- [Exercise brief]
Will you write out the data exactly, excluding every picture?

───

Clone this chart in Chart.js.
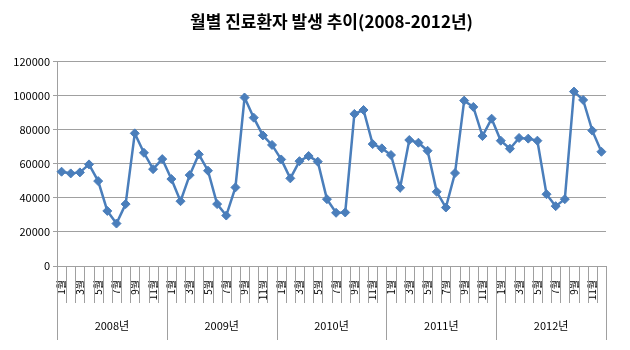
<!DOCTYPE html>
<html>
<head>
<meta charset="utf-8">
<script src="https://cdn.jsdelivr.net/npm/chart.js@4.4.0/dist/chart.umd.min.js"></script>
<style>
  html, body { margin: 0; padding: 0; background: #fff; }
  #wrap { width: 630px; height: 350px; }
</style>
</head>
<body>
<div id="wrap"><canvas id="mainChart"></canvas></div>
<script>
// ========== 월별 진료환자 발생 추이 ==========

const years = ['2008년', '2009년', '2010년', '2011년', '2012년'];
const months = ['1월', '2월', '3월', '4월', '5월', '6월', '7월', '8월', '9월', '10월', '11월', '12월'];

// 연도별 월 진료환자 수
const v2008 = [55300, 54300, 54900, 59600, 49800, 32300, 24900, 36300, 77800, 66400, 56800, 62700];
const v2009 = [51000, 38000, 53300, 65500, 55900, 36300, 29600, 46100, 98800, 87000, 76600, 71000];
const v2010 = [62500, 51400, 61500, 64500, 61200, 39200, 31200, 31400, 89200, 91500, 71500, 69000];
const v2011 = [65100, 45900, 73900, 72300, 67600, 43500, 34300, 54500, 97000, 93300, 76200, 86400];
const v2012 = [73500, 68800, 75100, 74700, 73500, 42100, 35100, 39200, 102300, 97400, 79400, 67000];

const yTicks = [0, 20000, 40000, 60000, 80000, 100000, 120000];

const LINE_COLOR = '#4a7ebb';
const AXIS_COLOR = '#a0a0a0';
const FONT = '"Noto Sans CJK KR", "Noto Sans", sans-serif';

// 라벨 / 값 펼치기
const labels = [];
years.forEach(y => months.forEach(m => labels.push(y + ' ' + m)));
const values = [].concat(v2008, v2009, v2010, v2011, v2012);

// x축 눈금선, 연도 구분선, 연도 라벨
const yearAxisPlugin = {
    id: 'yearAxis',
    afterDraw(chart) {
        const xs = chart.scales.x;
        const ctx = chart.ctx;
        const top = chart.chartArea.bottom;
        const half = (xs.getPixelForValue(1) - xs.getPixelForValue(0)) / 2;

        ctx.save();
        ctx.strokeStyle = AXIS_COLOR;
        ctx.lineWidth = 1;
        for (let i = 0; i <= labels.length; i++) {
            const x = i === labels.length
                ? xs.getPixelForValue(i - 1) + half
                : xs.getPixelForValue(i) - half;
            const len = i % 12 === 0 ? 74 : 37;
            ctx.beginPath();
            ctx.moveTo(Math.round(x) + 0.5, top);
            ctx.lineTo(Math.round(x) + 0.5, top + len);
            ctx.stroke();
        }

        ctx.fillStyle = '#000';
        ctx.font = '11px ' + FONT;
        ctx.textAlign = 'center';
        ctx.textBaseline = 'middle';
        for (let k = 0; k < years.length; k++) {
            const cx = (xs.getPixelForValue(k * 12) + xs.getPixelForValue(k * 12 + 11)) / 2;
            ctx.fillText(years[k], cx, top + 60);
        }
        ctx.restore();
    }
};

const ctx = document.getElementById('mainChart');
new Chart(ctx, {
    type: 'line',
    data: {
        labels: labels,
        datasets: [{
            label: '진료환자',
            data: values,
            borderColor: LINE_COLOR,
            backgroundColor: LINE_COLOR,
            borderWidth: 2.5,
            pointStyle: 'rectRot',
            pointRadius: 4.5,
            pointBackgroundColor: LINE_COLOR,
            pointBorderColor: LINE_COLOR,
            pointBorderWidth: 1,
            tension: 0
        }]
    },
    options: {
        responsive: true,
        maintainAspectRatio: false,
        animation: false,
        layout: { padding: { left: 0, right: 24, top: 0, bottom: 0 } },
        plugins: {
            legend: { display: false },
            tooltip: { enabled: false },
            title: {
                display: true,
                text: '월별 진료환자 발생 추이(2008-2012년)',
                fullSize: false,
                color: '#000',
                font: { family: FONT, size: 17, weight: 'bold' },
                padding: { top: 11, bottom: 30 }
            }
        },
        scales: {
            x: {
                offset: true,
                grid: { display: false },
                border: { display: true, color: AXIS_COLOR, width: 1 },
                ticks: {
                    autoSkip: false,
                    minRotation: 90,
                    maxRotation: 90,
                    padding: 6,
                    color: '#000',
                    font: { family: FONT, size: 10 },
                    callback: (value, index) => index % 2 === 0 ? months[index % 12] : ''
                },
                afterFit: (scale) => { scale.height = 84; }
            },
            y: {
                min: 0,
                max: 120000,
                afterBuildTicks: (scale) => { scale.ticks = yTicks.map(v => ({ value: v })); },
                grid: { color: AXIS_COLOR, lineWidth: 1, tickLength: 4 },
                border: { display: true, color: AXIS_COLOR, width: 1 },
                ticks: {
                    color: '#000',
                    padding: 3,
                    font: { family: FONT, size: 11 },
                    callback: (value) => String(value)
                },
                afterFit: (scale) => { scale.width = 57; }
            }
        }
    },
    plugins: [yearAxisPlugin]
});
</script>
</body>
</html>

───

- [Written reply]
Clone this chart in Chart.js.
<!DOCTYPE html>
<html>
<head>
<meta charset="utf-8">
<script src="https://cdn.jsdelivr.net/npm/chart.js@4.4.0/dist/chart.umd.min.js"></script>
<style>
  html, body { margin: 0; padding: 0; background: #fff; }
  #wrap { width: 630px; height: 350px; }
</style>
</head>
<body>
<div id="wrap"><canvas id="mainChart"></canvas></div>
<script>
// ========== 월별 진료환자 발생 추이 ==========

const years = ['2008년', '2009년', '2010년', '2011년', '2012년'];
const months = ['1월', '2월', '3월', '4월', '5월', '6월', '7월', '8월', '9월', '10월', '11월', '12월'];

// 연도별 월 진료환자 수
const v2008 = [55300, 54300, 54900, 59600, 49800, 32300, 24900, 36300, 77800, 66400, 56800, 62700];
const v2009 = [51000, 38000, 53300, 65500, 55900, 36300, 29600, 46100, 98800, 87000, 76600, 71000];
const v2010 = [62500, 51400, 61500, 64500, 61200, 39200, 31200, 31400, 89200, 91500, 71500, 69000];
const v2011 = [65100, 45900, 73900, 72300, 67600, 43500, 34300, 54500, 97000, 93300, 76200, 86400];
const v2012 = [73500, 68800, 75100, 74700, 73500, 42100, 35100, 39200, 102300, 97400, 79400, 67000];

const yTicks = [0, 20000, 40000, 60000, 80000, 100000, 120000];

const LINE_COLOR = '#4a7ebb';
const AXIS_COLOR = '#a0a0a0';
const FONT = '"Noto Sans CJK KR", "Noto Sans", sans-serif';

// 라벨 / 값 펼치기
const labels = [];
years.forEach(y => months.forEach(m => labels.push(y + ' ' + m)));
const values = [].concat(v2008, v2009, v2010, v2011, v2012);

// x축 눈금선, 연도 구분선, 연도 라벨
const yearAxisPlugin = {
    id: 'yearAxis',
    afterDraw(chart) {
        const xs = chart.scales.x;
        const ctx = chart.ctx;
        const top = chart.chartArea.bottom;
        const half = (xs.getPixelForValue(1) - xs.getPixelForValue(0)) / 2;

        ctx.save();
        ctx.strokeStyle = AXIS_COLOR;
        ctx.lineWidth = 1;
        for (let i = 0; i <= labels.length; i++) {
            const x = i === labels.length
                ? xs.getPixelForValue(i - 1) + half
                : xs.getPixelForValue(i) - half;
            const len = i % 12 === 0 ? 74 : 37;
            ctx.beginPath();
            ctx.moveTo(Math.round(x) + 0.5, top);
            ctx.lineTo(Math.round(x) + 0.5, top + len);
            ctx.stroke();
        }

        ctx.fillStyle = '#000';
        ctx.font = '11px ' + FONT;
        ctx.textAlign = 'center';
        ctx.textBaseline = 'middle';
        for (let k = 0; k < years.length; k++) {
            const cx = (xs.getPixelForValue(k * 12) + xs.getPixelForValue(k * 12 + 11)) / 2;
            ctx.fillText(years[k], cx, top + 60);
        }
        ctx.restore();
    }
};

const ctx = document.getElementById('mainChart');
new Chart(ctx, {
    type: 'line',
    data: {
        labels: labels,
        datasets: [{
            label: '진료환자',
            data: values,
            borderColor: LINE_COLOR,
            backgroundColor: LINE_COLOR,
            borderWidth: 2.5,
            pointStyle: 'rectRot',
            pointRadius: 4.5,
            pointBackgroundColor: LINE_COLOR,
            pointBorderColor: LINE_COLOR,
            pointBorderWidth: 1,
            tension: 0
        }]
    },
    options: {
        responsive: true,
        maintainAspectRatio: false,
        animation: false,
        layout: { padding: { left: 0, right: 24, top: 0, bottom: 0 } },
        plugins: {
            legend: { display: false },
            tooltip: { enabled: false },
            title: {
                display: true,
                text: '월별 진료환자 발생 추이(2008-2012년)',
                fullSize: false,
                color: '#000',
                font: { family: FONT, size: 17, weight: 'bold' },
                padding: { top: 11, bottom: 30 }
            }
        },
        scales: {
            x: {
                offset: true,
                grid: { display: false },
                border: { display: true, color: AXIS_COLOR, width: 1 },
                ticks: {
                    autoSkip: false,
                    minRotation: 90,
                    maxRotation: 90,
                    padding: 6,
                    color: '#000',
                    font: { family: FONT, size: 10 },
                    callback: (value, index) => index % 2 === 0 ? months[index % 12] : ''
                },
                afterFit: (scale) => { scale.height = 84; }
            },
            y: {
                min: 0,
                max: 120000,
                afterBuildTicks: (scale) => { scale.ticks = yTicks.map(v => ({ value: v })); },
                grid: { color: AXIS_COLOR, lineWidth: 1, tickLength: 4 },
                border: { display: true, color: AXIS_COLOR, width: 1 },
                ticks: {
                    color: '#000',
                    padding: 3,
                    font: { family: FONT, size: 11 },
                    callback: (value) => String(value)
                },
                afterFit: (scale) => { scale.width = 57; }
            }
        }
    },
    plugins: [yearAxisPlugin]
});
</script>
</body>
</html>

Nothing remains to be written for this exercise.